My kids’ Valentine’s Day cards and candy were waiting for them on the kitchen counter when they came downstairs for breakfast this morning. They were not surprised, especially my daughter who helped me choose which chocolates to buy for her and her brother. I have always given them presents on Valentine’s Day. Although I consider it a silly, Hallmark-engineered holiday, it’s a good excuse to remind them I love them (see yesterday’s post). I did not expect anything in return because I honestly can’t remember the last time one of them gave me a Valentine. It was probably a Strawberry Shortcake or Sponge Bob card left over from one of those multipacks parents buy for little kids to distribute to their classmates.
This year, my almost 13-year-old bowled me over with a book called “52 Reasons I Love You,” which she made from a deck of playing cards. I was not surprised by the thoughtfulness or creativity behind the gesture. She is a kind, caring person and an excellent gift giver because she truly listens to people and wants to know who they are. What blew me away about the book were the sentiments she expressed.
If you follow this blog, you know that, as most mothers and daughters do, we have our ups and downs in the getting along department (here’s a letter I wrote to her about just that). Cards in the book like “You watch ‘Pretty Little Liars’ to make me happy,” “You give amazing fashion advice” and “You always let me borrow your stuff,” while they sound trivial, meant something to me because I did not have that kind of relationship as a teenager growing up with a stepmother. My stepmom and I rarely watched TV together. She did not help me decide which shoes or jewelry to wear. She never knowingly let me borrow her clothes, although I did sneak items out of her extensive wardrobe occasionally. My stepmother and I had a cold, distant relationship. There was no communication, trust or support. One of my biggest fears as a parent is that things will be the same for my daughter and me.
The book she made gives me hope. When I read reasons like “I can trust you with anything,” “You never let me down,” “You never doubt me” and “You always make sure I am happy,” I think that maybe, just maybe, I am doing some things right. Maybe, just maybe, our relationship will survive her teenage years, and the two of us will stay close.
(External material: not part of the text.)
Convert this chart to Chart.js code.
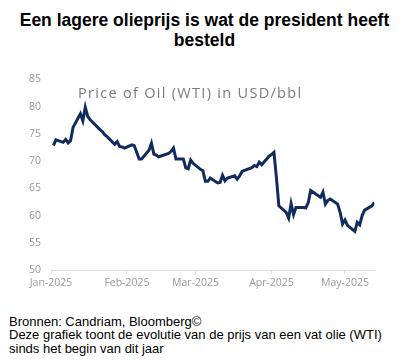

That would be the greatest gift of all.
There were funny cards in the book too, which is fitting because my daughter is a silly, lighthearted kid. “You scream every time we watch a horror movie” cracked me up because it’s true. She and my son argue about who has to face the embarrassment and shame of sitting next to me when we see scary films in the theater. “You taught me to embrace my inner nerd” made me laugh too, but it also made me proud. I want my daughter to be confident of her intelligence, to never play dumb or downplay it. As her mother, and as a woman, that is one of the most important things I can teach her.
There were many cards in the book that described how she views me as a person, not just her mother, and they gave me the impression she might admire, respect and even like me a little. She obviously knows me well: The second to the last card read “You’ll probably be crying by now.” I was.
The final card said “You’re my mom, and you couldn’t have done a better job.” Well, I have my doubts about that sometimes, but I try to do my best. Apparently, my daughter thinks my best is good enough. Happy Valentine’s Day to me.